Mohon tunggu...
Masad Masrur
Masad Masrur Mohon Tunggu... Freelancer - Mahasiswa Pasca Sarjana USAHID JAKARTA

Pernah kuliah di Fakultas Teknik, tetapi beraktifitas di Organisasi Ekstrakampus dan Wartawan Kampus. Kini barusaja menyelesaikan S-2 Ilmu Politik di FISIP Universitas Indonesia. Kini belajar lagi Ilmu Komunikasi di USAHID JAkarta. Kompasiana diperlukan untuk melepaskan beban pikiran, karena hanya dengan menulis beban itu akan berkurang.

Selanjutnya

Tutup

Sosbud

Hegemoni Gramsci dalam Pembahasan RUU Cipta Kerja

6 Juli 2021   17:36 Diperbarui: 6 Juli 2021   17:43 199
+
Laporkan Konten
Laporkan Akun
Kompasiana adalah platform blog. Konten ini menjadi tanggung jawab bloger dan tidak mewakili pandangan redaksi Kompas.
Lihat foto
Sosbud. Sumber ilustrasi: KOMPAS.com/Pesona Indonesia

Oleh Masad Masrur

Proses pembuatan undang-undang sebagai wujud pembangunan hukum adalah deretan peristiwa yang bermula dari perencanaan, pengusulan, pembahasan dan pengesahan. Semua proses tersebut dilakukan oleh para aktor, yang dalam sistem demokrasi modern disebut eksekutif (presiden beserta jajaran kementeriannya), dan legislatif (DPR). Dalam sistem pembentukan hukum yang demokratis, proses-pembentukan hukum tersebut memiliki tipe “bottom-up”, yakni menghendaki bahwa materiil hukum yang hendak merupakan pencerminan nilai dan kehendak rakyat (Pasaribu, 2007).

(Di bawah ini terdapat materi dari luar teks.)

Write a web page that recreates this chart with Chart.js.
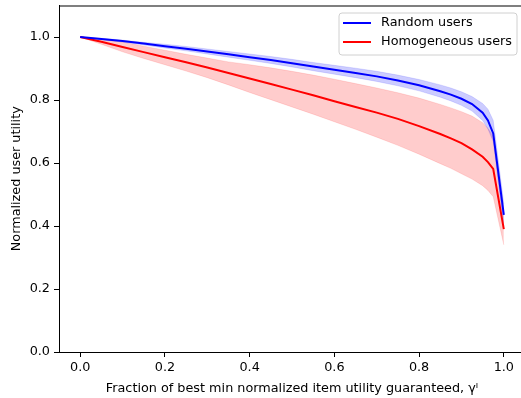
<!DOCTYPE html>
<html>
<head>
<meta charset="utf-8">
<script src="https://cdn.jsdelivr.net/npm/chart.js@4.4.0/dist/chart.umd.min.js"></script>
<style>
    html, body { margin: 0; padding: 0; overflow: hidden; background: #fff; }
    #wrap { position: absolute; left: 0; top: 0; width: 530px; height: 398px; }
</style>
</head>
<body>
<div id="wrap"><canvas id="utilityChart"></canvas></div>
<script>
// Fraction of best min normalized item utility (gamma)
const gammas = [0, 0.05, 0.1, 0.15, 0.2, 0.25, 0.3, 0.35, 0.4, 0.45, 0.5,
    0.55, 0.6, 0.65, 0.7, 0.75, 0.8, 0.85, 0.875, 0.9, 0.925, 0.95, 0.9625, 0.975, 1.0];

// Random users: mean and band
const randomMean = [1.0, 0.994, 0.987, 0.979, 0.971, 0.963, 0.954, 0.945, 0.936, 0.927, 0.917,
    0.906, 0.896, 0.886, 0.875, 0.862, 0.847, 0.828, 0.817, 0.804, 0.787, 0.760, 0.735, 0.694, 0.435];
const randomUpper = [1.0, 0.996, 0.990, 0.983, 0.977, 0.970, 0.962, 0.954, 0.946, 0.938, 0.929,
    0.919, 0.910, 0.901, 0.891, 0.879, 0.865, 0.848, 0.838, 0.826, 0.811, 0.789, 0.771, 0.735, 0.470];
const randomLower = [1.0, 0.992, 0.984, 0.975, 0.965, 0.956, 0.946, 0.936, 0.926, 0.916, 0.905,
    0.893, 0.882, 0.871, 0.859, 0.845, 0.829, 0.809, 0.797, 0.783, 0.765, 0.735, 0.708, 0.668, 0.400];

// Homogeneous users: mean and band
const homoMean = [1.0, 0.985, 0.968, 0.952, 0.936, 0.920, 0.903, 0.886, 0.868, 0.851, 0.833,
    0.815, 0.796, 0.778, 0.760, 0.740, 0.717, 0.692, 0.678, 0.663, 0.643, 0.620, 0.603, 0.581, 0.390];
const homoUpper = [1.0, 0.993, 0.984, 0.971, 0.958, 0.945, 0.933, 0.921, 0.912, 0.902, 0.891,
    0.879, 0.866, 0.852, 0.838, 0.823, 0.806, 0.786, 0.775, 0.763, 0.749, 0.728, 0.710, 0.685, 0.440];
const homoLower = [1.0, 0.977, 0.953, 0.932, 0.912, 0.892, 0.871, 0.848, 0.824, 0.801, 0.778,
    0.755, 0.731, 0.707, 0.682, 0.656, 0.628, 0.598, 0.583, 0.566, 0.549, 0.528, 0.513, 0.493, 0.340];

const xTicks = [0, 0.2, 0.4, 0.6, 0.8, 1.0];
const yTicks = [0, 0.2, 0.4, 0.6, 0.8, 1.0];

const FONT = { family: 'DejaVu Sans', size: 12.8 };

function pts(values) {
    return gammas.map((g, i) => ({ x: g, y: values[i] }));
}

function band(values, color) {
    return {
        data: pts(values),
        borderColor: color,
        borderWidth: 0.6,
        pointRadius: 0,
        fill: false,
        order: 2
    };
}

// top/right spines and in-axes legend, matplotlib style
const framePlugin = {
    id: 'frame',
    afterDraw(chart) {
        const { ctx, chartArea: a } = chart;
        ctx.save();
        ctx.strokeStyle = '#000';
        ctx.lineWidth = 1;
        ctx.strokeRect(a.left + 0.5, a.top + 0.5, a.right - a.left, a.bottom - a.top);

        const items = chart.data.datasets.filter(d => d.label);
        ctx.font = FONT.size + 'px ' + FONT.family;
        const textW = Math.max(...items.map(d => ctx.measureText(d.label).width));
        const w = 4 + 28 + 10 + textW + 5;
        const h = 42;
        const x0 = a.right - 8 - w;
        const y0 = a.top + 7.5;
        ctx.fillStyle = 'rgba(255,255,255,0.8)';
        ctx.strokeStyle = '#d0d0d0';
        ctx.beginPath();
        ctx.roundRect(x0, y0, w, h, 3);
        ctx.fill();
        ctx.stroke();
        items.forEach((d, i) => {
            const y = y0 + 10 + i * 19;
            ctx.strokeStyle = d.borderColor;
            ctx.lineWidth = 2;
            ctx.beginPath();
            ctx.moveTo(x0 + 4, y);
            ctx.lineTo(x0 + 32, y);
            ctx.stroke();
            ctx.fillStyle = '#000';
            ctx.textBaseline = 'middle';
            ctx.fillText(d.label, x0 + 42, y);
        });
        ctx.restore();
    }
};

const ctx = document.getElementById('utilityChart').getContext('2d');

new Chart(ctx, {
    type: 'line',
    data: {
        datasets: [
            band(randomLower, 'rgba(0, 0, 255, 0.2)'),
            Object.assign(band(randomUpper, 'rgba(0, 0, 255, 0.2)'), { fill: '-1', backgroundColor: 'rgba(0, 0, 255, 0.2)' }),
            band(homoLower, 'rgba(255, 0, 0, 0.2)'),
            Object.assign(band(homoUpper, 'rgba(255, 0, 0, 0.2)'), { fill: '-1', backgroundColor: 'rgba(255, 0, 0, 0.2)' }),
            {
                label: 'Random users',
                data: pts(randomMean),
                borderColor: '#0000ff',
                borderWidth: 2,
                pointRadius: 0,
                fill: false,
                order: 0
            },
            {
                label: 'Homogeneous users',
                data: pts(homoMean),
                borderColor: '#ff0000',
                borderWidth: 2,
                pointRadius: 0,
                fill: false,
                order: 1
            }
        ]
    },
    options: {
        responsive: true,
        maintainAspectRatio: false,
        animation: false,
        layout: { padding: { top: 5.5, right: 5, left: 0, bottom: 0 } },
        plugins: {
            legend: { display: false },
            tooltip: { enabled: false }
        },
        scales: {
            x: {
                type: 'linear',
                min: -0.05,
                max: 1.05,
                afterBuildTicks: s => { s.ticks = xTicks.map(v => ({ value: v })); },
                afterFit: s => { s.height = 46; s.paddingLeft = 0; s.paddingRight = 0; },
                grid: { drawOnChartArea: false, color: '#000', tickLength: 5 },
                border: { color: '#000' },
                ticks: {
                    color: '#000',
                    font: FONT,
                    padding: 3,
                    maxRotation: 0,
                    callback: v => v.toFixed(1)
                },
                title: {
                    display: true,
                    text: 'Fraction of best min normalized item utility guaranteed, γᴵ',
                    color: '#000',
                    font: FONT,
                    padding: { top: 0, bottom: 1.3 }
                }
            },
            y: {
                type: 'linear',
                min: 0,
                max: 1.1,
                afterBuildTicks: s => { s.ticks = yTicks.map(v => ({ value: v })); },
                afterFit: s => { s.width = 59; s.paddingTop = 0; s.paddingBottom = 0; },
                grid: { drawOnChartArea: false, color: '#000', tickLength: 5 },
                border: { color: '#000' },
                ticks: {
                    color: '#000',
                    font: FONT,
                    padding: 4,
                    callback: v => v.toFixed(1)
                },
                title: {
                    display: true,
                    text: 'Normalized user utility',
                    color: '#000',
                    font: FONT,
                    padding: { top: 9, bottom: 0 }
                }
            }
        }
    },
    plugins: [framePlugin]
});
</script>
</body>
</html>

Pengajuan sebuah RUU dapat datang dari pemerintah atau dari DPR sebagaimana Pasal 20A ayat (1) UUD NRI 1945. RUU Cipta Kerja merupakan RUU inisiatif pemerintah, sehingga seluruh draf awal yang diajukan kepada DPR menempatkan pemerintah pada posisi pemilik ide atau gagasan RUU. Sedangkan DPR sebagai penerima naskah dan pembuka sidang untuk memulai pembahasan, membutuhkan banyak waktu untuk mempelajari isi dan materi muatan RUU yang diajukan pemerintah. Proses pengajuan RUU Cipta Kerja yang memiliki tipe “top-down” dari pemerintah tersebut, diupayakan menjadi bertipe bottom-up dengan mengundang kelompok kepentingan dalam pembahasannya. Ketua DPR menyebutkan, RUU Cipta Kerja dibahas sebanyak 88 (delapanpuluh delapan) kali Rapat Dengar Pendapat/Umum (RDP/U) dan pertemuan dengan ragam tokoh masyarakat sebanyak 89 (delapanpuluh sembilan) kali dengan berbagai pihak berkepentingan, (Parlementaria, 1126/III/X/2020). Namun demikian, proses “merubah” RUU Ciptakerja dari bertipe top-down menuju RUU bertipe bottom-up tersebut tidak dapat sepenuhnya berlangsung secara akomodatif.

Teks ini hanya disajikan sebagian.